The editors of this fine book trust in the utility and power of scientifically derived information about human sexual problems. They have a point when they assert that such information is the best way to train students to be clinicians or researchers. They have given their 39 authors free rein to exhaust their topics in 17 chapters. The average chapter consists of 38 pages with an extensive bibliography. The editors are interested in ideas that do not pathologize unconventional sexual identity development. Most authors are academic psychologists who write from social, psychological, or cultural perspectives. Biology is not heavily emphasized in the book. None of the authors seems to have a striking allegiance to a particular mental health ideology. Many have committed viewpoints.
The book has five sections. The first, titled Background, has superb chapters on research and male and female sexuality and should be required reading for everyone with a professional interest in sexuality. The Core Issues section, besides covering the topics of gender transpositions, varieties of orientation, and erotic fantasies, refreshingly includes a chapter on love. Although victimization has its own section, the topic is frequently addressed elsewhere in the book. The victimizations caused by HIV/AIDS, incest, childhood sexual abuse, varieties of rape, therapist-patient sex, and Internet addiction are discussed, as is treatment of sexual minorities, disabled people, and older adults.
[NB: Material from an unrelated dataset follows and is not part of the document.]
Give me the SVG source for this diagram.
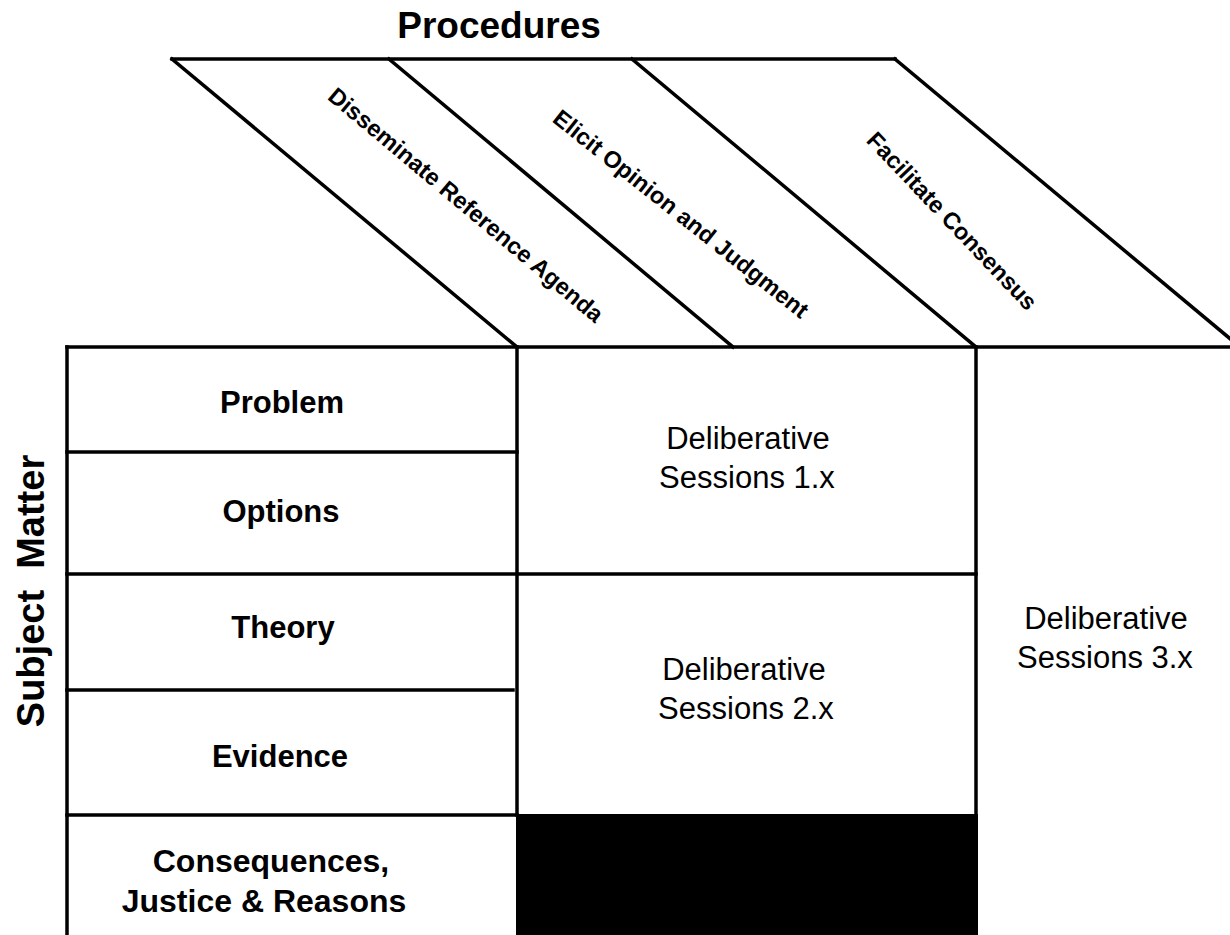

One compelling chapter, “Genital Surgery in Children Below the Age of Consent” in the Issues of Cultural Concern section, is far more polemical than the rest. The authors used the term “mutilation” for the Sudanese practice of female circumcision, the treatment of intersexed babies, and the circumcision of American neonatal boys. Their purpose is to change values. Their grassroots political approach added to my appreciation of those academics whose viewpoints are more prudently uncertain and who take more trouble to be respectful and balanced in their presentations.
It was a pleasure to be in the company of the talented cadre of thinkers assembled by Szuchman and Muscarella, despite the occasional rant, holier-than-thou attitude, or unbalanced emphasis on the lack of data. Many chapters are terrific; none is less than good. Psychological Perspectives on Human Sexuality provides the intellectual background for understanding many important matters. Clinicians like myself will want it on our bookshelves and will recommend it often to students and colleagues.
The book provides much more background for clinicians than guidance for being a therapist. It is relatively silent about two highly relevant current issues: the explosion of progress in our ability to help erectile dysfunction pharmacologically and the frustrating inability to avoid sexual side effects in many psychotropic medications. While clinicians are immersed in intangible forces such as relationship evolution, the consequences of past personal choices, and defenses against knowing and feeling when we attempt to help a person or couple, researchers must deal with measurable matters. This provides their data with their strengths and their limitations. Happily for the reader, most of the authors recognize that in our quest to help others most of us do our best with the tools that we have. A few strident voices shout about our incomplete knowledge; these are the ones, ironically, who demand that things be their way. This is the varied landscape of the profession dealing with human sexuality that Szuchman and Muscarella have ably illuminated for us.
Librarians, invest in this one. Psychological Perspectives on Human Sexuality has too much to offer faculty and trainees to allow the work of these 41 people to drift away into a line item on their curriculum vitae.